**THE TASK:** Each line below must be set down exactly; omit any image you find.

**RECORDED DATA:**

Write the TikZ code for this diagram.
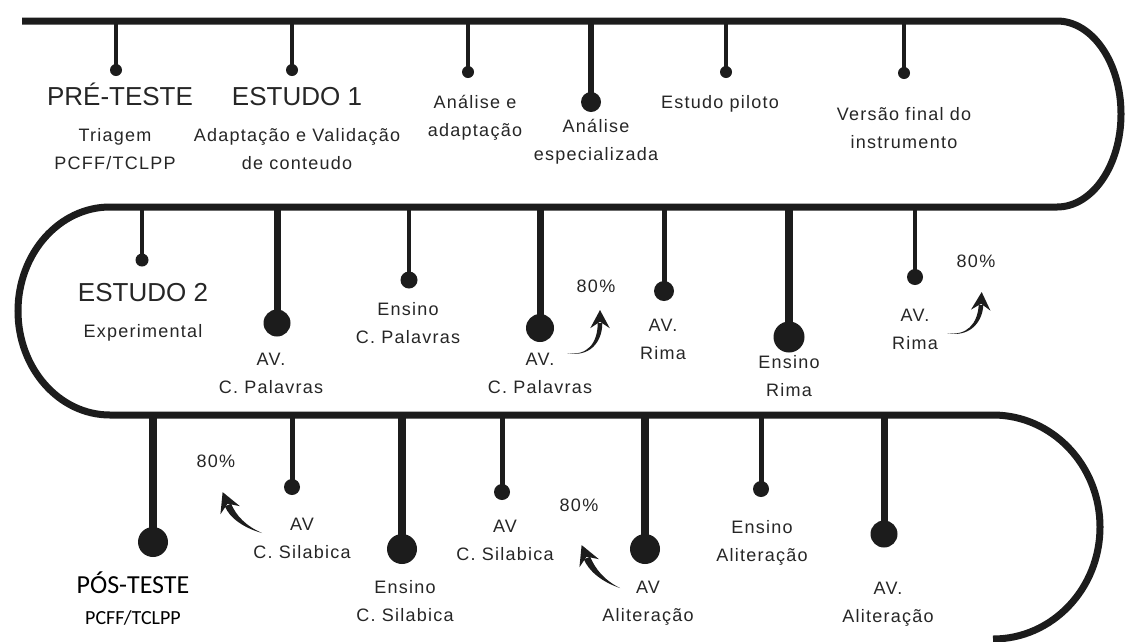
\documentclass[tikz,border=0pt]{standalone}
\usepackage{fontspec}
\setmainfont{Liberation Sans}
\newfontfamily\lbfont{Liberation Sans}[LetterSpace=7]
\newfontfamily\calfont{Carlito}
\usetikzlibrary{arrows.meta,calc}
\definecolor{ink}{HTML}{1C1C1C}
\definecolor{txt}{HTML}{262626}
\tikzset{
  track/.style={draw=ink, line width=7pt},
  dotn/.style={circle, fill=ink, inner sep=0pt},
  lbl/.style={text=txt, align=center, anchor=base, inner sep=0pt, font=\lbfont\fontsize{18}{28}\selectfont},
  ttl/.style={text=txt, anchor=base, inner sep=0pt, font=\fontsize{26}{30}\selectfont},
  calbig/.style={text=black, anchor=base, inner sep=0pt, font=\calfont\fontsize{26}{30}\selectfont},
  calsmall/.style={text=black, anchor=base, inner sep=0pt, font=\calfont\fontsize{20}{24}\selectfont},
  arrowfill/.style={fill=ink, draw=none}
}
\newcommand{\tlev}[6]{%
  \coordinate (#1t) at (#2,#3);
  \node[dotn, minimum size=#5pt] (#1) at (#2,#4) {};
  \draw[draw=ink, line width=#6pt] (#1t) -- (#1.center);
}
% tapered curved arrow: #1 start, #2 ctrl1, #3 ctrl2, #4 end (head base), #5 half width (pt), #6 head size (pt)
\newcommand{\tarrow}[6]{%
  \fill[arrowfill] (#1) .. controls ($(#2)!#5*0.4!-90:(#3)$) and ($(#3)!#5!-90:(#4)$) .. ($(#4)!#5!90:(#3)$)
     -- ($(#4)!#5!-90:(#3)$) .. controls ($(#3)!#5!90:(#4)$) and ($(#2)!#5*0.4!90:(#3)$) .. (#1) -- cycle;
  \fill[arrowfill] ($(#4)!-#6!(#3)$) -- ($(#4)!#6*0.85!62:(#3)$) -- ($(#4)!-#6*0.1!(#3)$) -- ($(#4)!#6*0.85!-62:(#3)$) -- cycle;
}
\begin{document}
\begin{tikzpicture}[x=1pt, y=-1pt]
\useasboundingbox (0,0) rectangle (1126,641);
\clip (0,0) rectangle (1126,641);
\fill[white] (0,0) rectangle (1126,641);

% track
\draw[track] (22,21) -- (1057,21)
  arc[start angle=-90, end angle=90, x radius=64, y radius=93]
  -- (110,207)
  arc[start angle=-90, end angle=-270, x radius=92, y radius=104]
  -- (993,415)
  arc[start angle=-90, end angle=90, x radius=107, y radius=112];

% events
\tlev{e1}{116}{21}{70}{12}{4.5}
\tlev{e2}{292}{21}{70}{12}{4.5}
\tlev{e3}{468}{21}{72}{12}{4.5}
\tlev{e4}{591}{21}{102}{20}{6}
\tlev{e5}{726}{21}{72}{12}{4.5}
\tlev{e6}{904}{21}{73}{12}{4.5}
\tlev{m1}{142}{207}{260}{13}{4}
\tlev{m2}{277}{207}{323}{27}{7}
\tlev{m3}{409}{207}{280}{17}{4.5}
\tlev{m4}{540}{207}{328}{28}{7}
\tlev{m5}{664}{207}{291}{20}{5}
\tlev{m6}{789}{207}{337}{31}{8}
\tlev{m7}{915}{207}{277}{16}{4.5}
\tlev{b1}{153}{415}{542}{30}{8}
\tlev{b2}{292}{415}{487}{16}{5}
\tlev{b3}{402}{415}{549}{30}{8}
\tlev{b4}{502}{415}{492}{16}{5}
\tlev{b5}{645}{415}{549}{30}{8}
\tlev{b6}{761}{415}{489}{16}{5}
\tlev{b7}{884}{415}{534}{27}{7}

% top row texts (multi-line nodes: base = last line)
\node[ttl] (t1) at (120,105) {PRÉ-TESTE};
\node[lbl] (t1s) at (115,169) {Triagem\\PCFF/TCLPP};
\node[ttl] (t2) at (297,105) {ESTUDO 1};
\node[lbl] (t2s) at (297,169) {Adaptação e Validação\\de conteudo};
\node[lbl] (t3) at (475,136) {Análise e\\adaptação};
\node[lbl] (t4) at (596,160) {Análise\\especializada};
\node[lbl] (t5) at (720,108) {Estudo piloto};
\node[lbl] (t6) at (904,148) {Versão final do\\instrumento};

% middle row texts
\node[ttl] (u1) at (143,301) {ESTUDO 2};
\node[lbl] (u1s) at (143,337) {Experimental};
\node[lbl] (u2) at (271,393) {AV.\\C. Palavras};
\node[lbl] (u3) at (408,343) {Ensino\\C. Palavras};
\node[lbl] (u4) at (540,393) {AV.\\C. Palavras};
\node[lbl] (p1) at (596,292) {80\%};
\node[lbl] (u5) at (663,359) {AV.\\Rima};
\node[lbl] (u6) at (789,396) {Ensino\\Rima};
\node[lbl] (u7) at (915,349) {AV.\\Rima};
\node[lbl] (p2) at (976,267) {80\%};

% bottom row texts
\node[calbig] (v1) at (133,593) {PÓS-TESTE};
\node[calsmall] (v1s) at (133,624) {PCFF/TCLPP};
\node[lbl] (p3) at (216,467) {80\%};
\node[lbl] (v2) at (302,558) {AV\\C. Silabica};
\node[lbl] (v3) at (405,621) {Ensino\\C. Silabica};
\node[lbl] (v4) at (505,560) {AV\\C. Silabica};
\node[lbl] (p4) at (579,511) {80\%};
\node[lbl] (v5) at (648,621) {AV\\Aliteração};
\node[lbl] (v6) at (762,561) {Ensino\\Aliteração};
\node[lbl] (v7) at (888,622) {AV.\\Aliteração};

% curved arrows
\coordinate (a1s) at (567,353); \coordinate (a1c) at (588,357); \coordinate (a1d) at (600,343); \coordinate (a1e) at (600,323);
\tarrow{a1s}{a1c}{a1d}{a1e}{2.3pt}{13pt}
\coordinate (a2s) at (947,333); \coordinate (a2c) at (967,337); \coordinate (a2d) at (980,324); \coordinate (a2e) at (981,305);
\tarrow{a2s}{a2c}{a2d}{a2e}{2.3pt}{13pt}
\coordinate (a3s) at (262,533); \coordinate (a3c) at (245,527); \coordinate (a3d) at (233,517); \coordinate (a3e) at (228,505);
\tarrow{a3s}{a3c}{a3d}{a3e}{3.4pt}{14pt}
\coordinate (a4s) at (620,588); \coordinate (a4c) at (603,581); \coordinate (a4d) at (592,570); \coordinate (a4e) at (587,558);
\tarrow{a4s}{a4c}{a4d}{a4e}{3.4pt}{14pt}
\end{tikzpicture}
\end{document}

**OUTPUT OF THE EXERCISE:**
Write the TikZ code for this diagram.
\documentclass[tikz,border=0pt]{standalone}
\usepackage{fontspec}
\setmainfont{Liberation Sans}
\newfontfamily\lbfont{Liberation Sans}[LetterSpace=7]
\newfontfamily\calfont{Carlito}
\usetikzlibrary{arrows.meta,calc}
\definecolor{ink}{HTML}{1C1C1C}
\definecolor{txt}{HTML}{262626}
\tikzset{
  track/.style={draw=ink, line width=7pt},
  dotn/.style={circle, fill=ink, inner sep=0pt},
  lbl/.style={text=txt, align=center, anchor=base, inner sep=0pt, font=\lbfont\fontsize{18}{28}\selectfont},
  ttl/.style={text=txt, anchor=base, inner sep=0pt, font=\fontsize{26}{30}\selectfont},
  calbig/.style={text=black, anchor=base, inner sep=0pt, font=\calfont\fontsize{26}{30}\selectfont},
  calsmall/.style={text=black, anchor=base, inner sep=0pt, font=\calfont\fontsize{20}{24}\selectfont},
  arrowfill/.style={fill=ink, draw=none}
}
\newcommand{\tlev}[6]{%
  \coordinate (#1t) at (#2,#3);
  \node[dotn, minimum size=#5pt] (#1) at (#2,#4) {};
  \draw[draw=ink, line width=#6pt] (#1t) -- (#1.center);
}
% tapered curved arrow: #1 start, #2 ctrl1, #3 ctrl2, #4 end (head base), #5 half width (pt), #6 head size (pt)
\newcommand{\tarrow}[6]{%
  \fill[arrowfill] (#1) .. controls ($(#2)!#5*0.4!-90:(#3)$) and ($(#3)!#5!-90:(#4)$) .. ($(#4)!#5!90:(#3)$)
     -- ($(#4)!#5!-90:(#3)$) .. controls ($(#3)!#5!90:(#4)$) and ($(#2)!#5*0.4!90:(#3)$) .. (#1) -- cycle;
  \fill[arrowfill] ($(#4)!-#6!(#3)$) -- ($(#4)!#6*0.85!62:(#3)$) -- ($(#4)!-#6*0.1!(#3)$) -- ($(#4)!#6*0.85!-62:(#3)$) -- cycle;
}
\begin{document}
\begin{tikzpicture}[x=1pt, y=-1pt]
\useasboundingbox (0,0) rectangle (1126,641);
\clip (0,0) rectangle (1126,641);
\fill[white] (0,0) rectangle (1126,641);

% track
\draw[track] (22,21) -- (1057,21)
  arc[start angle=-90, end angle=90, x radius=64, y radius=93]
  -- (110,207)
  arc[start angle=-90, end angle=-270, x radius=92, y radius=104]
  -- (993,415)
  arc[start angle=-90, end angle=90, x radius=107, y radius=112];

% events
\tlev{e1}{116}{21}{70}{12}{4.5}
\tlev{e2}{292}{21}{70}{12}{4.5}
\tlev{e3}{468}{21}{72}{12}{4.5}
\tlev{e4}{591}{21}{102}{20}{6}
\tlev{e5}{726}{21}{72}{12}{4.5}
\tlev{e6}{904}{21}{73}{12}{4.5}
\tlev{m1}{142}{207}{260}{13}{4}
\tlev{m2}{277}{207}{323}{27}{7}
\tlev{m3}{409}{207}{280}{17}{4.5}
\tlev{m4}{540}{207}{328}{28}{7}
\tlev{m5}{664}{207}{291}{20}{5}
\tlev{m6}{789}{207}{337}{31}{8}
\tlev{m7}{915}{207}{277}{16}{4.5}
\tlev{b1}{153}{415}{542}{30}{8}
\tlev{b2}{292}{415}{487}{16}{5}
\tlev{b3}{402}{415}{549}{30}{8}
\tlev{b4}{502}{415}{492}{16}{5}
\tlev{b5}{645}{415}{549}{30}{8}
\tlev{b6}{761}{415}{489}{16}{5}
\tlev{b7}{884}{415}{534}{27}{7}

% top row texts (multi-line nodes: base = last line)
\node[ttl] (t1) at (120,105) {PRÉ-TESTE};
\node[lbl] (t1s) at (115,169) {Triagem\\PCFF/TCLPP};
\node[ttl] (t2) at (297,105) {ESTUDO 1};
\node[lbl] (t2s) at (297,169) {Adaptação e Validação\\de conteudo};
\node[lbl] (t3) at (475,136) {Análise e\\adaptação};
\node[lbl] (t4) at (596,160) {Análise\\especializada};
\node[lbl] (t5) at (720,108) {Estudo piloto};
\node[lbl] (t6) at (904,148) {Versão final do\\instrumento};

% middle row texts
\node[ttl] (u1) at (143,301) {ESTUDO 2};
\node[lbl] (u1s) at (143,337) {Experimental};
\node[lbl] (u2) at (271,393) {AV.\\C. Palavras};
\node[lbl] (u3) at (408,343) {Ensino\\C. Palavras};
\node[lbl] (u4) at (540,393) {AV.\\C. Palavras};
\node[lbl] (p1) at (596,292) {80\%};
\node[lbl] (u5) at (663,359) {AV.\\Rima};
\node[lbl] (u6) at (789,396) {Ensino\\Rima};
\node[lbl] (u7) at (915,349) {AV.\\Rima};
\node[lbl] (p2) at (976,267) {80\%};

% bottom row texts
\node[calbig] (v1) at (133,593) {PÓS-TESTE};
\node[calsmall] (v1s) at (133,624) {PCFF/TCLPP};
\node[lbl] (p3) at (216,467) {80\%};
\node[lbl] (v2) at (302,558) {AV\\C. Silabica};
\node[lbl] (v3) at (405,621) {Ensino\\C. Silabica};
\node[lbl] (v4) at (505,560) {AV\\C. Silabica};
\node[lbl] (p4) at (579,511) {80\%};
\node[lbl] (v5) at (648,621) {AV\\Aliteração};
\node[lbl] (v6) at (762,561) {Ensino\\Aliteração};
\node[lbl] (v7) at (888,622) {AV.\\Aliteração};

% curved arrows
\coordinate (a1s) at (567,353); \coordinate (a1c) at (588,357); \coordinate (a1d) at (600,343); \coordinate (a1e) at (600,323);
\tarrow{a1s}{a1c}{a1d}{a1e}{2.3pt}{13pt}
\coordinate (a2s) at (947,333); \coordinate (a2c) at (967,337); \coordinate (a2d) at (980,324); \coordinate (a2e) at (981,305);
\tarrow{a2s}{a2c}{a2d}{a2e}{2.3pt}{13pt}
\coordinate (a3s) at (262,533); \coordinate (a3c) at (245,527); \coordinate (a3d) at (233,517); \coordinate (a3e) at (228,505);
\tarrow{a3s}{a3c}{a3d}{a3e}{3.4pt}{14pt}
\coordinate (a4s) at (620,588); \coordinate (a4c) at (603,581); \coordinate (a4d) at (592,570); \coordinate (a4e) at (587,558);
\tarrow{a4s}{a4c}{a4d}{a4e}{3.4pt}{14pt}
\end{tikzpicture}
\end{document}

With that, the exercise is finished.